C'est pourquoi, nous sommes d'avis, avec d'autres, qui estiment que ce découpage doit se faire de façon rationnelle avec la mise en place, outre de la loi sur la Décentralisation, de l'ensemble de l'arsenal juridique y afférent ainsi que de tous les mécanismes de transfert effectif de compétences du pouvoir central au pouvoir provincial, du pouvoir provincial aux entités territoriales décentralisées.
Le temps est le maître d'œuvre qui guérit toutes les blessures causées par les insuccès temporaires, nivelle les inégalités sociales, redresse les injustices et les imperfections humaines.

Tout ce qui se fait contre le temps est souvent destiné à échouer. Rien n'est donc impossible avec le temps.
Aucun succès permanent n'est possible sans introspection et correction des erreurs.
Certes, une sagesse populaire dit, nous citons : " rien ne sert de courir, il faut partir à temps ". Fin de citation. Aucun pays ne s'est construit en un jour, mais il faut toujours commencer quelque part et tenir compte du temps.
Pourquoi ne pas commencer par rassembler toutes les données démographiques de la RDC avant d'envisager tout découpage ? Cela nous permettrait de connaître le nombre d'écoles maternelles, primaires et secondaires, le nombre d'hôpitaux à construire dans chaque province pour un développement équilibré de tous !
Pourquoi ne pas nous doter d'abord de tout l'arsenal juridique et économique qui doit accompagner la loi sur la décentralisation avant d'aller plus loin ?
Pourquoi ne pas commencer par recréer l'Ecole Nationale d'Administration, " ENA " en sigle, qui pourrait servir de creuset à la formation des Cadres Administratifs et Territoriaux de notre pays afin de mieux asseoir notre décentralisation ?

Pour ce faire, compte tenu de toutes les insuffisances et déficiences graves constatées actuellement. Le PNUD dans sa note d'orientation lors du Forum National sur la Décentralisation tenu à Kinshasa du 03 au 05 octobre 2007, conseille, nous citons : " Il serait plus prudent de programmer la mise en place des nouvelles provinces à partir de la nouvelle législature (en 2011). Car, la mise en place des nouvelles provinces dans deux ou trois ans, soit deux ans avant le renouvellement des mandats des députés provinciaux, est contreproductive et coûteuse.
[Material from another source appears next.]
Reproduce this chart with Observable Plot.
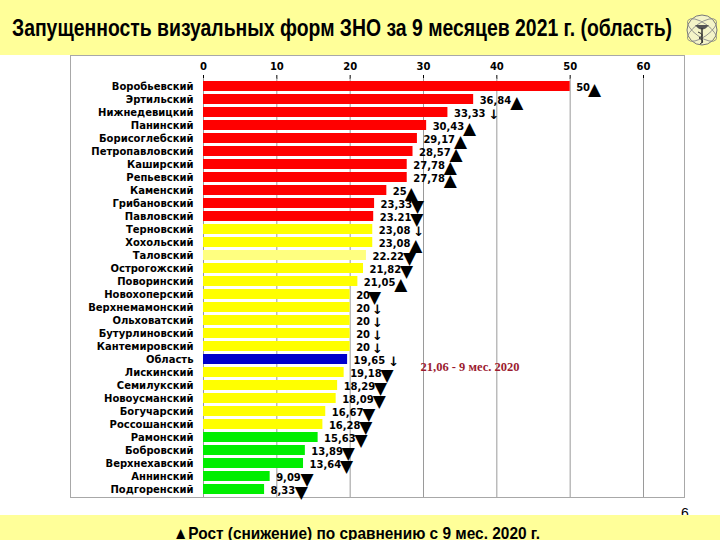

Il serait plus réaliste de démarrer les nouvelles provinces au moment de la deuxième législature ; entre temps le Gouvernement Central et les Gouvernements Fédéraux concernés prendront des dispositions spéciales pour créer les conditions matérielles (bâtiments, infrastructures d'accès à certains chefs-lieux, etc.) pour accueillir les nouvelles provinces " Fin de citation.
Ne faisons donc pas une décentralisation dans la précipitation. Évitons de nous engager dans un précipice sans fond au risque de revivre la situation de notre pays après son accession à l'indépendance. Aujourd'hui, nous avons la possibilité de nous donner les meilleures chances de succès et prendre le plus bel élan pour bâtir un pays plus beau qu'avant que nous léguerons à notre postérité pour toujours.